The Battle of Klis was a military engagement between the Habsburgs and the Ottomans at Klis. The Uskoks under the authority of the Habsburgs attempted to capture the city of Klis from the Ottomans; however, their attempt was repulsed.

==Background==
By 1580, the papal legate in Germany, Malaspina, handed Charles II, Archduke of Austria, a memorandum requesting him to fortify some cities on Austro-Ottoman borders and launch a Christian coalition against the Ottomans. The Pope promised to finance the campaign. The Uskoks from Senj would invade Bosnia and harass the Ottomans. The Pope would work on a coalition between Germany, Russia, Spain, Venice, and other Italian principalities. A papal confidant, Franciscan Angelo Trogiranin made an agreement with the archduke that he would capture Klis, Solin, and Sinj from the Ottomans and supply them until he sends the main army to reinforce them.

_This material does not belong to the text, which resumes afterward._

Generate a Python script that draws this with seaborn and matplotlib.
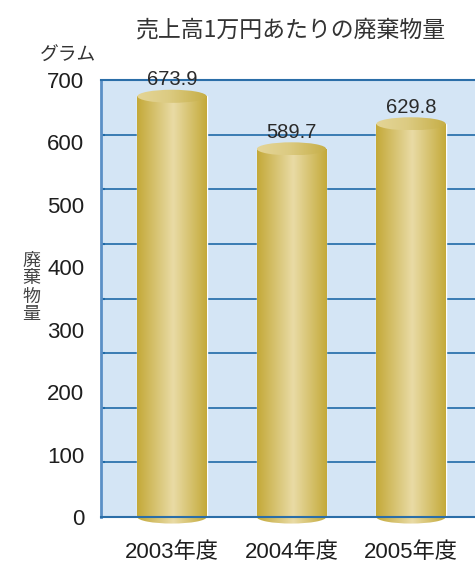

The archduke and the pope promised to reward the Uskoks for the venture. The Uskoks had to wait for two years until a good opportunity came. Finally, in late 1582, when a bribed guard of Klis had Angelo as the prelate of the city. After this, Angelo went to Rijeka and informed the Uskoks.

==Battle==
In late 1582, the Uskoks were led by Juraj Daničić, Lubin Milićić, and Angelo. They set off from Senj and marched towards Klis. Daničić rode the sea with three ships while the rest marched on land. However, a storm delayed Daničić's sail, forcing the land troops to continue the venture without him. The Uskoks arrived on January 1, 1583. When they attempted to sneak into the city, an Ottoman guard asked them about Angelo and asked them to hand him over only. Since Angelo was not here with them, the Ottomans discovered the plot, and a battle ensued during which the Uskoks were repelled and many of them were killed, while the Ottomans lost 100 men. The next day, Daničić and Angelo arrived in Klis. The Ottomans defeated them and forced them to retreat. Both of them returned to Senj. Around 800 families who previously conspired with the Uskoks escaped to Senj.

==Sources==
- Marko Perojevic (1936), Klis under Turkish rule (In Croatian).
- Vjekoslav Klaić (1911), History of the Croats: Part 1. The Fourth Era: The Reign of the Habsburg Kings (1527–1740) Book 1. The Era of Kings Ferdinand I, Maximilian and Rudolf (1527–1608) (In Croatian).